A Primer of Economics

Lesson 1 – Division of Labor and Trade.

Imagine two villages a very long time ago. In each village, everyone shares. Everyone works at everything and shares in everything. One village has better apples nearby. The other has better fishing. They exchange and value is created.

Carrying the apples and fish is also value. From the village with more abundant apples, we carry apples to the village with more abundant fishing. That adds value for which they will exchange more fish.

For this to work, expectations are key. We collect and carry apples because we expect you will give us fish. They catch extra fish expecting the apple gatherers to come for them.

We don’t have to own anything for this to work (more on ownership later). The apples are near our village, the fish are near theirs. They could walk over to collect apples, and we could walk over and fish. The simple division of labor and trading create value.

Lesson 2 – Prices

How many apples are worth one average-sized fish? We might start with as many apples as one person can carry in exchange for as many fish as that person can carry. But that is not the best price.

Lesson 3 – Ownership

In our simple example, everyone contributes to the village and everyone shares. We all farm together, forage together and hunt together. Everything belongs to everyone.

We might even share our land with other villages, but eventually we will claim territories. This starts in the animal kingdom and extends to humans.

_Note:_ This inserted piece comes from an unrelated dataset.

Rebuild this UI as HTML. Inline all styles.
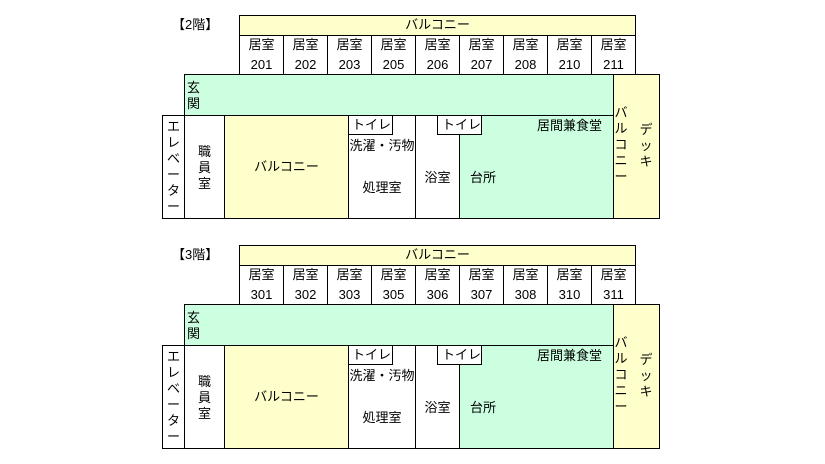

That means we may have to fight for and defend our territory.

We may also have ownership within our village. If I spend many nights making a tool or a weapon to hunt, I can claim it as mine. If my tool or weapon is more skillfully made than those made by others, I own the benefits of that superior tool.

Lesson 4 – Expectations – Confidence and Information

For all of this to work, we have to have confidence in what to expect. Before I do the work catching extra fish to trade with you, I have to expect that you will come with apples before they spoil.

And that you won’t just come attack me and take the fish.

And you have to have some confidence I’ll have fish to trade before you pick the apples and carry them all that way. And that I won’t steal them from you, or that robbers won’t along the trip.

In addition to fish and apples, information is created, shared, and exchanged through our trading.

This part of the economic process is where governments, from tribal chiefs to kings to legislatures, bureaus, and central banks, play their most critical important role. And it is arguably the least understood and greatest area of malpractice and outright mischief.

Lesson 5 – Side Effects

Which brings us to side effects.All economic processes, all decisions, have side effects. This is mathematically inevitable because economic systems, at least those to date on our planet, are closed systems with feedback loops.

To defend ourselves and our territories we may have a powerful Chief. He organizes and leads our conflict with other tribes. But then the chief may use his powers to claim extra rights and privileges for himself and his friends and family.

Lesson 6 – Productivity (Technology and Innovation)

Through division of labor we can develop can lead to specialized skills.

Instead of having everyone share in every task, it makes sense to divide tasks. It doesn’t make sense for the whole village to walk a long ways to the hunting ground and wait all day for prey. It only takes a few of us, and the others can stay home and farm or fish or forage. This division of labor creates value. In addition, we can develop specialized skills.

Specialized skills change the division of labor. The new ox-drawn plow requires less people for farming.

Within the village this can work even if everything is shared. Some farm, some gather, some care for children and elders and prepare food, some hunt, some fish. But all of these are contributed to the common pot.

This sharing requires norms (morals) to enforce sharing and discourage free-riding.

Lesson 7 – Resources (Territory, Sustainability, and Generations)

Natural Resources

Environmental side-effects

Sustainability

Inter-generational transfer (or not?)

Lesson 8 – Regulation

It’s the referees, dummy. And the Commissioner.

The issue with regulation is not how much more or less, but how effective.

Lesson 9 -Information Technology

From cuneiform tablets to printing presses to coffeehouse pamphlets to yellow journalism to radio and television to the internet… this is the 800 pound gorilla.